I'm having some work done in the UK (Eurocode) which involves a steel column to support a beam at 1st floor (US: 2nd floor?) level. The column bears a very-close-to-vertical total load of 47.3kN (including any relevant safety factors I guess, as that's the final figure in his calcs).
The engineer has specified a 152x152 23kg UC to be used for the column, with suitable end+base plates and fixings.
My issue is that the engineer has offered a low rate as its for a "charity job" (house belongs to an elderly frail relative). I've gone back to him with a set of 3 queries and got replies that are professional but curt and I don't want to go back again to ask if anything else is possible, unless I'm already privately very sure it is and can back it with calcs, as I don't want to lose his goodwill.
The only time he's said yes to any change, was when I also attached calcs to justify why I thought it should be OK. Unhelpful and not my job, I know!
In this case, I really need a slimmer column, to run flush with the 100mm partition wall. Unfortunately I don't understand column slenderness calculations well enough to check if there's scope to replace the 3m 152x152 23kg UC by, say, a 100x100x10 25kg RHS, or even a 100x180x5 21kg RHS. My tentative figures suggest that because of the RHS vs UC profile, both of these would be stiffer in any direction, than the UC and they'd fit nicely flush to the wall, so maybe they'd work.

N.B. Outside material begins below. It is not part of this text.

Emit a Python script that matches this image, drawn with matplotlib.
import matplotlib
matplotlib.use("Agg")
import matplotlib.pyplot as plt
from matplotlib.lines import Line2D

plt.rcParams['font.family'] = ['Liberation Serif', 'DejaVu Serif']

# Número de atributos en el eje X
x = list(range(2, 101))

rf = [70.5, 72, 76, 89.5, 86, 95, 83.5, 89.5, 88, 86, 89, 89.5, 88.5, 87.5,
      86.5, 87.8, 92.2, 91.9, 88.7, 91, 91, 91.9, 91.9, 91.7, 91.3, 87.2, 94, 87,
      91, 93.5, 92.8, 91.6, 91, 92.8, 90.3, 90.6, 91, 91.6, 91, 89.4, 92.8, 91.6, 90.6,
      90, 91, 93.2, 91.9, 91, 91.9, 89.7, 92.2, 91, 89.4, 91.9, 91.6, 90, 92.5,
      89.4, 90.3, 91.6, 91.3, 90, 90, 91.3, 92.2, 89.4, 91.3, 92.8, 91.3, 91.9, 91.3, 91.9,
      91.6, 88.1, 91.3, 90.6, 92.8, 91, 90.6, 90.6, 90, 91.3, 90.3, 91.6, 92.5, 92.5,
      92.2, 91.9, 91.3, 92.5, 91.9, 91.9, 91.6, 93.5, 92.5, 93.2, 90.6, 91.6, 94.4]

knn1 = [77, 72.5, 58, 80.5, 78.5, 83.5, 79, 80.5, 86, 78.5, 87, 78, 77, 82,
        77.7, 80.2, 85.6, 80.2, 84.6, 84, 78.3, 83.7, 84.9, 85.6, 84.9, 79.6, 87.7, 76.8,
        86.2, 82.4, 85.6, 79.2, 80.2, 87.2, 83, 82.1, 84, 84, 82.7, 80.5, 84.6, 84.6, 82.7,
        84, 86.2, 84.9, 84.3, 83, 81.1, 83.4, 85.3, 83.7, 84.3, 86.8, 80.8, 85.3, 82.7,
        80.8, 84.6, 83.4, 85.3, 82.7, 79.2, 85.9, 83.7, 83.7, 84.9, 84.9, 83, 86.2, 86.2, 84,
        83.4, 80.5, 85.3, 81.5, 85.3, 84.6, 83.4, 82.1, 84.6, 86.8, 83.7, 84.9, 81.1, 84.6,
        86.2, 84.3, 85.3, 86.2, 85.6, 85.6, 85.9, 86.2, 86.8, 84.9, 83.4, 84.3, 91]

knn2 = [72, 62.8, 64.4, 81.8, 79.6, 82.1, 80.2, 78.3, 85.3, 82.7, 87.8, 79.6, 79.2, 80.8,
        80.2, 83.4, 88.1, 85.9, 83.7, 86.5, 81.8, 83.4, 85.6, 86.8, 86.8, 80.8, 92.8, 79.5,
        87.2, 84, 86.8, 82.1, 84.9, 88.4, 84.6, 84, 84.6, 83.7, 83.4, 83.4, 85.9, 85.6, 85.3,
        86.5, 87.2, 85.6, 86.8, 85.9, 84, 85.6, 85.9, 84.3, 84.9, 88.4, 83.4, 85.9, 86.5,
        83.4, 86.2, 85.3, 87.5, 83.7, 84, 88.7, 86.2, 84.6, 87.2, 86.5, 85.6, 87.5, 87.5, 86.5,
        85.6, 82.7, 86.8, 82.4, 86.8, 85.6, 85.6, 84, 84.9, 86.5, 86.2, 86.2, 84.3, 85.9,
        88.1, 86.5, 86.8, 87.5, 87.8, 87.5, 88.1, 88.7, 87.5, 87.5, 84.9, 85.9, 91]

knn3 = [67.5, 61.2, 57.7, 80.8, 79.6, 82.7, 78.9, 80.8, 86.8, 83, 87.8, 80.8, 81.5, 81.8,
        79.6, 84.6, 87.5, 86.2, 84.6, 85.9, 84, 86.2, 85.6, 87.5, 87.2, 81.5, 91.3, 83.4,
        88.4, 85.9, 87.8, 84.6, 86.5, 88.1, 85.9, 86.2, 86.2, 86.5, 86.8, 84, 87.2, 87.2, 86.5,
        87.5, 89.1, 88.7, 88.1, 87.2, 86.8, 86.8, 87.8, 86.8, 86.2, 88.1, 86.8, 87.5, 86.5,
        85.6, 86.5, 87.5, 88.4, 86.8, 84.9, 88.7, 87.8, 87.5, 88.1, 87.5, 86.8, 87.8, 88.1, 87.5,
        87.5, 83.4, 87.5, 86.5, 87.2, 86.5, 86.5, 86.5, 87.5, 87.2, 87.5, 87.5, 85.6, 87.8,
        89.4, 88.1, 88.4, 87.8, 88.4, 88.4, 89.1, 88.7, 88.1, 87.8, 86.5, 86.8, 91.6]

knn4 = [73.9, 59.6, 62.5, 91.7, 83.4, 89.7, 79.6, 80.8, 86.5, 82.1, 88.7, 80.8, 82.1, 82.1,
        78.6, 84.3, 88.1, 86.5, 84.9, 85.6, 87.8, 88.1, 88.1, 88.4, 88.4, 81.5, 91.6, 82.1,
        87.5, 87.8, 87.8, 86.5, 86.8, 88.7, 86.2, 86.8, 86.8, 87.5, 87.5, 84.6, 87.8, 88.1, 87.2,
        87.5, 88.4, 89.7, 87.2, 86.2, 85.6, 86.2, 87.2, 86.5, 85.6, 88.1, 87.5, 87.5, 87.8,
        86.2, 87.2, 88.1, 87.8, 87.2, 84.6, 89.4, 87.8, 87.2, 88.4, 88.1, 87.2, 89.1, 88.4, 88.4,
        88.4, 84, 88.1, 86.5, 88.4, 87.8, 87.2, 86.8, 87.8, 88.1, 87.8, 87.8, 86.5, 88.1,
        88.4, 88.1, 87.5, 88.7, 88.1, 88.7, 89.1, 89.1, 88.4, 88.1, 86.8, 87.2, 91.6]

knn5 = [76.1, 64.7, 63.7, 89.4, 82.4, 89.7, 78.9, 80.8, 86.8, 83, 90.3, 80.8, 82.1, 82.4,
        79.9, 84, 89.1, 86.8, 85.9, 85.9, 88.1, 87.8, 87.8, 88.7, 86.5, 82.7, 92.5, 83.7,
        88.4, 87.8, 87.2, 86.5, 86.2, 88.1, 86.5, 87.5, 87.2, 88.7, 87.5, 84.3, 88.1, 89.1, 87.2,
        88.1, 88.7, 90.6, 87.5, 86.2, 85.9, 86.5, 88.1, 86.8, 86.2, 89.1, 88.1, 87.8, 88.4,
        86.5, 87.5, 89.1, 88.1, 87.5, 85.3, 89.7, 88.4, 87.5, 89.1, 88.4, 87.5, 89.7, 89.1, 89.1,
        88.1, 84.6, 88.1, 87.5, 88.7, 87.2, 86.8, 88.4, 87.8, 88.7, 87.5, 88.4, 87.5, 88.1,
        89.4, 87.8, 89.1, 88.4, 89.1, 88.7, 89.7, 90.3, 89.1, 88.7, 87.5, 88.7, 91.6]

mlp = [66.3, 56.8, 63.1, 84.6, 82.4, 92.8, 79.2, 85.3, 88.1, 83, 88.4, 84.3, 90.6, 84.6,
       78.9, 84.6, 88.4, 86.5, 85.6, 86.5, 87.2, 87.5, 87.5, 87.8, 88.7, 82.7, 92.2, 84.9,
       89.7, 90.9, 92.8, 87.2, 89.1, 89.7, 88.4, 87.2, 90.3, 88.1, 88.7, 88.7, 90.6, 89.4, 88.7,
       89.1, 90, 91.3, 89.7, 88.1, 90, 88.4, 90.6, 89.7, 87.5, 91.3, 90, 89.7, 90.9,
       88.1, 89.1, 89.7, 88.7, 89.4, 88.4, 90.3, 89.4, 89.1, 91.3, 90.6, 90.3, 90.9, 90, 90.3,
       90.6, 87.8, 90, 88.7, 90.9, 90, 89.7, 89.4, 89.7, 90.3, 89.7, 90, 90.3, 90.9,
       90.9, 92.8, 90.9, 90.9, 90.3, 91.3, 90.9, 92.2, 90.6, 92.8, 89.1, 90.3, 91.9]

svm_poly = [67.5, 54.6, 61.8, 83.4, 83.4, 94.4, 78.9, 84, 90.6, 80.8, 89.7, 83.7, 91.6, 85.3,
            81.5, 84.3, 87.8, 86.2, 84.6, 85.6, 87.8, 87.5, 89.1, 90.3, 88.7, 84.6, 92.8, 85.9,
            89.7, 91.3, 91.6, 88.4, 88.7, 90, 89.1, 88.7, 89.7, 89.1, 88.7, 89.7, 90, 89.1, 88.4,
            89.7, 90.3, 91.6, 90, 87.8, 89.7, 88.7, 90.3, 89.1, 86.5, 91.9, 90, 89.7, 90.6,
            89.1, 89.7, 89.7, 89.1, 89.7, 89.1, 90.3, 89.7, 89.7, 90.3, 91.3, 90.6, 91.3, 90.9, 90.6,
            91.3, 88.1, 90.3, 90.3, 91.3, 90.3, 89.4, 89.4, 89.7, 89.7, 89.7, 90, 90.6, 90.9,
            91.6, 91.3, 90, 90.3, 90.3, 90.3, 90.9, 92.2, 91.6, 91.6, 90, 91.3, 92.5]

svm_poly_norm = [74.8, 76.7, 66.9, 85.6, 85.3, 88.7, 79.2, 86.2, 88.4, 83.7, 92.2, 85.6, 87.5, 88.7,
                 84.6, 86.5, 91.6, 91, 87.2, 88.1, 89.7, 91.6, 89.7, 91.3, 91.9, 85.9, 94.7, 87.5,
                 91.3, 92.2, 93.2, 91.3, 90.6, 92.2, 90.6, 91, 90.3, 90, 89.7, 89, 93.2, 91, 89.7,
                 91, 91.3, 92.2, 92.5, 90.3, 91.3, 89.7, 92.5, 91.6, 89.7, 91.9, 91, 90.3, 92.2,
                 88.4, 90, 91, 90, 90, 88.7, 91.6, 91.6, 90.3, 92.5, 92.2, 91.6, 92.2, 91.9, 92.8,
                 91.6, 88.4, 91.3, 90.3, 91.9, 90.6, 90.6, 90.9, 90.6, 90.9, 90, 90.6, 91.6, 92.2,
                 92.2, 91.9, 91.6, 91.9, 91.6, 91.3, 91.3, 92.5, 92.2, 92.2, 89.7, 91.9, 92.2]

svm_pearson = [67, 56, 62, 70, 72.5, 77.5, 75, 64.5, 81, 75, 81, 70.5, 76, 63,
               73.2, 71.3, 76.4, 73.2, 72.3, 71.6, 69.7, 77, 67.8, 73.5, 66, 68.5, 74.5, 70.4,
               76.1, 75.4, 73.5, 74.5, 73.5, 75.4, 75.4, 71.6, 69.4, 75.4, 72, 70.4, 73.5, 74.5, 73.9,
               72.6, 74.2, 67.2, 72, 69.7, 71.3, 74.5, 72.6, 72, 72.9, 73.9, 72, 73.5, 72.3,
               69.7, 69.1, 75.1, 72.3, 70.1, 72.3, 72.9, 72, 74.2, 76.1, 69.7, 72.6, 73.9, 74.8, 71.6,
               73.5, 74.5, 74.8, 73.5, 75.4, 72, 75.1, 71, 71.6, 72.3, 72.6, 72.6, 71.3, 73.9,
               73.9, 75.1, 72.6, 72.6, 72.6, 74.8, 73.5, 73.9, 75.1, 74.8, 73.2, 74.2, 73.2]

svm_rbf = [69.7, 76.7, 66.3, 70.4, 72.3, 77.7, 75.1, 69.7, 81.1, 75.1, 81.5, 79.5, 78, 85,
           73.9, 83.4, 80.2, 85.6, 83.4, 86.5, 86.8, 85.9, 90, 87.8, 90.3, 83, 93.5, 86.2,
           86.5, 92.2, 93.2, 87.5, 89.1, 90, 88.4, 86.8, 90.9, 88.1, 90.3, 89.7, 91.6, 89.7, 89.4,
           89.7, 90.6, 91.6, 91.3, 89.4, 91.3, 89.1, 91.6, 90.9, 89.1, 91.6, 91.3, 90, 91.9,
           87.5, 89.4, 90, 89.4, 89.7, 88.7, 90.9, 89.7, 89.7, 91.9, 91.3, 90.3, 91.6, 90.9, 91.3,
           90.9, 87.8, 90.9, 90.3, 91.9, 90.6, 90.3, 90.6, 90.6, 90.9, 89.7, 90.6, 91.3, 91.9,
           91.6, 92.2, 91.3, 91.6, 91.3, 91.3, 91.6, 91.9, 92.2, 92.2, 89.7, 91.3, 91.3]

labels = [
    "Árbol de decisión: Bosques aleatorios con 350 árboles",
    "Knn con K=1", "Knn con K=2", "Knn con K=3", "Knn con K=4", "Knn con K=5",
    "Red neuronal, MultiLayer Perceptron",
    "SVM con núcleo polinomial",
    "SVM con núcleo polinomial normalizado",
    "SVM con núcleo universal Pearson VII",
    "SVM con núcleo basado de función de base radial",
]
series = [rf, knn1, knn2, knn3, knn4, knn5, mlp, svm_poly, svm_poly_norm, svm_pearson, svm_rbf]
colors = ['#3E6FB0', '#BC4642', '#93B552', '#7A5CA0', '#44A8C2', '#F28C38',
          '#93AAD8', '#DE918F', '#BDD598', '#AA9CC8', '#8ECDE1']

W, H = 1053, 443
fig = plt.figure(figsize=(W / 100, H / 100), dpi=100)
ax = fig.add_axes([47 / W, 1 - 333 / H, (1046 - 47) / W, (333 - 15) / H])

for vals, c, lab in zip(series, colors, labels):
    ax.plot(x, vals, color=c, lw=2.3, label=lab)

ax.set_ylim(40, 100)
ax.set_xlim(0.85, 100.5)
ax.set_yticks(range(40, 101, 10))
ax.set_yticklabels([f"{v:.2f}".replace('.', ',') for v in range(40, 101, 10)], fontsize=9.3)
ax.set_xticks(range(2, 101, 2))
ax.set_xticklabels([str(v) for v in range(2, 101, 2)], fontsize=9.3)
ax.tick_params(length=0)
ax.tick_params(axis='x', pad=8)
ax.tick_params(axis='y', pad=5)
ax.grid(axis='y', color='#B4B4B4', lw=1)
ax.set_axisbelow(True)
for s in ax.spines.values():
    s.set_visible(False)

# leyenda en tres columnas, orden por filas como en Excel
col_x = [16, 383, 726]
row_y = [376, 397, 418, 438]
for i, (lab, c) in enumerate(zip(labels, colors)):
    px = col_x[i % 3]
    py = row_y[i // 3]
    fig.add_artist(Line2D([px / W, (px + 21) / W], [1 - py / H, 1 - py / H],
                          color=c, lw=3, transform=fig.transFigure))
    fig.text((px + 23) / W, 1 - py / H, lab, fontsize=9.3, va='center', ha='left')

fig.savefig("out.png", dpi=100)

I don't need an absolute calculation ("Does this profile work for that length and load"), but only a relative one ("Would this profile be at least as satisfactory as the one he's already said is good enough")?
What calculations are needed, to confirm if a more slender (in one dimension at least!) RHS profile would be at least as satisfactory/rigid in performance as a column, compared to the currently-proposed UC?